How Potassium Lowers Blood Pressure in Diabetics

How Potassium Lowers Blood Pressure in Diabetics

When diabetics are learning about good nutrition, one thing they often don't understand is that nutrients act in competition with each other. For example, if there's too much zinc, the copper levels are depleted. Too much calcium can deplete magnesium and phosphorus. Too much sodium can deplete potassium.

Knowing these nutrient balances can give you great insight into why you have high blood pressure as a diabetic. The answer could be very simple – you simply have too much sodium and not enough potassium.

Americans eat too much sodium

It's easy in our society to eat too much sodium, because salt is added to just about every packaged food, prepared food, and processed meat and cheese on the market. It's also in canned foods as a preservative. Just look at the label of canned soup and you will be shocked that the amount of sodium in one can exceeds the amount of sodium you should consume in an entire day. Diabetics should never consume more than 2000 mg of sodium in one day.

Can you reclaim your health after eating too much sodium?

If you do happen to eat 3000 mg in one day, do you know what you should do? Remember the rule about nutrients competing with each other and know that if sodium goes up, potassium is going low. Thus, by adding some potassium supplements – say three 99 mg capsules, you have now helped a little bit to restore the proper ratio between the two elements.

Many people have noticed that by switching to a low sodium diet and by adding two 99 mg capsules of potassium two to three times a day, their blood pressure level starts to come down on its own. This is because the nutrient rule always works.
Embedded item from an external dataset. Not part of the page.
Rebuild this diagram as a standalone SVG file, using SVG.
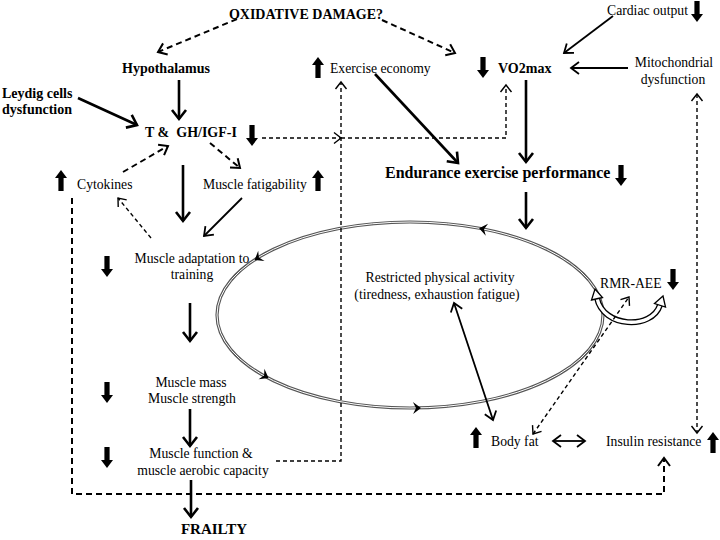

By the way, you could consume 4000 mg potassium in foods in a day and still be perfectly fine, so you can see that the 594 mg potassium is miniscule compared to the daily needs. You won't overdose on 594 mg potassium.

When to get professional help

But if you want to proceed cautiously, the best bet is to contact your clinical nutritionist and discuss the whole matter with him or her. She'll tell you that if you have kidney problems, it's best to leave your sodium-potassium balancing act on the food level by checking food labels and only eating less than 2000 mg sodium per day and up to 4000 mg potassium a day.

Gain better control of your blood pressure with diet

Lowering sodium levels and increasing potassium levels is a good way for you to gain control of your blood pressure. The foods highest in potassium per serving are melons (215 mg in ½ cup cantaloupe), sodium-free pinto beans (400 mg in a ½ cup cooked beans), and salmon (319 mg in 3 ounces baked/broiled). A half-cup of prune juice has 370 mg of potassium and half of a papaya is 390 mg.

There are vegetables high in potassium, too. One medium sized baked sweet potato has 450 mg potassium; a half cup of broccoli, brussels sprouts or zucchini has 220 to 250 mg, and a half cup mushrooms has 280 mg.

It's easy to start eating a healthier diet when you understand this simple rule about how sodium and potassium interact and affect your blood pressure.